CRSシリーズは、統合バックアップ/リカバリーソリューション「Arcserve Unified Data Protection(UDP)」の拡張機能として位置付けられており、オンプレミス型とクラウド型の2種類が用意される。バックアップやリストアの操作は従来の「Arcserve UDPコンソール」から行えるため、新たな運用知識を必要とせず、障害発生時にも迅速に業務を再開できるよう配慮されている。

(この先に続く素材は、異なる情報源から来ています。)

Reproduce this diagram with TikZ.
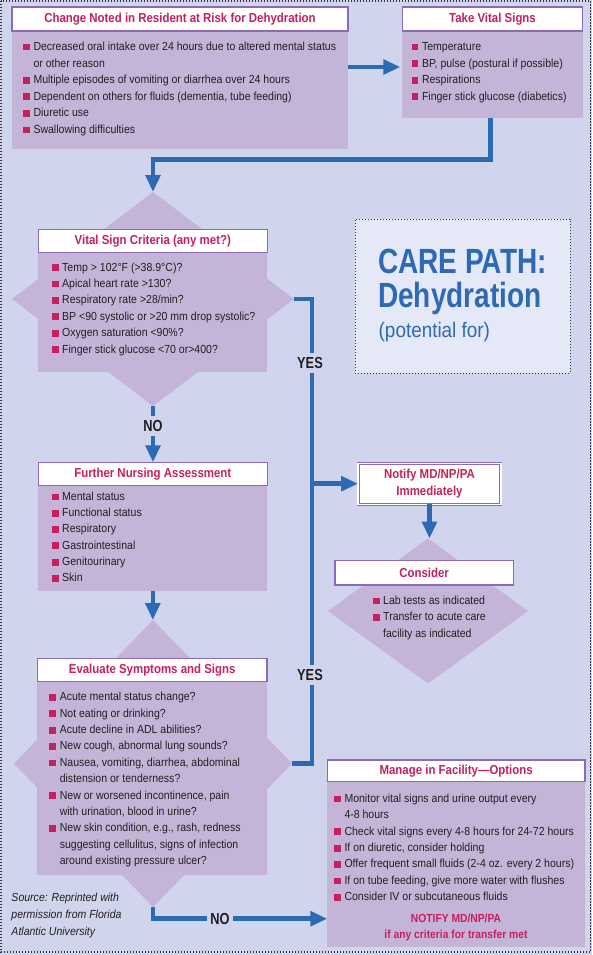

製品構成は、オンプレミス用の「Arcserve Cyber Resilient Storage(CRS)」と、クラウド環境に保存する「Arcserve Cloud Cyber Resilient Storage(クラウドCRS)」の2種類が提供される。オンプレミス版はソフトウェア形式で提供され、専用サーバを用意する必要がある。クラウド版は既存の復旧ポイントサーバ(RPS)を利用してArcserveのクラウドストレージにデータを保存する方式で、追加のハードウェアを購入せずに導入できる。クラウドCRSからイミュータブル機能を省いた「Arcserve Cloud Storage(ACS)」も同時に提供が開始される。
CRSシリーズの特徴として、自動的に取得される変更不可のイミュータブルスナップショットが挙げられる。これにより、万が一バックアップデーターが暗号化や削除の被害を受けた場合でも、スナップショットから攻撃前の状態に復旧できる。管理面において、UDPコンソールからデータストアの設定や保存先の指定が簡便に行え、既存のユーザーにとって導入障壁を低く抑えている。継続的な増分バックアップ、重複排除、圧縮機能によりストレージの効率利用が可能であり、複数世代のバックアップ保持をコスト効率よく実現できる。
同時に発表されている「Arcserve UDP 10.2」においては、CRSシリーズとの連携機能が追加されている。オンプレミスとクラウド双方でイミュータブルスナップショットを活用できる他、「Amazon S3」や「Azure Blob Storage」「Google Cloud Object Storage」といった主要クラウドサービスのサポートも拡充されている。「Linux」エージェントの対応プラットフォーム強化や新たな脆弱(ぜいじゃく)性への対応も含まれており、既存ユーザーにはアップグレードが推奨されている。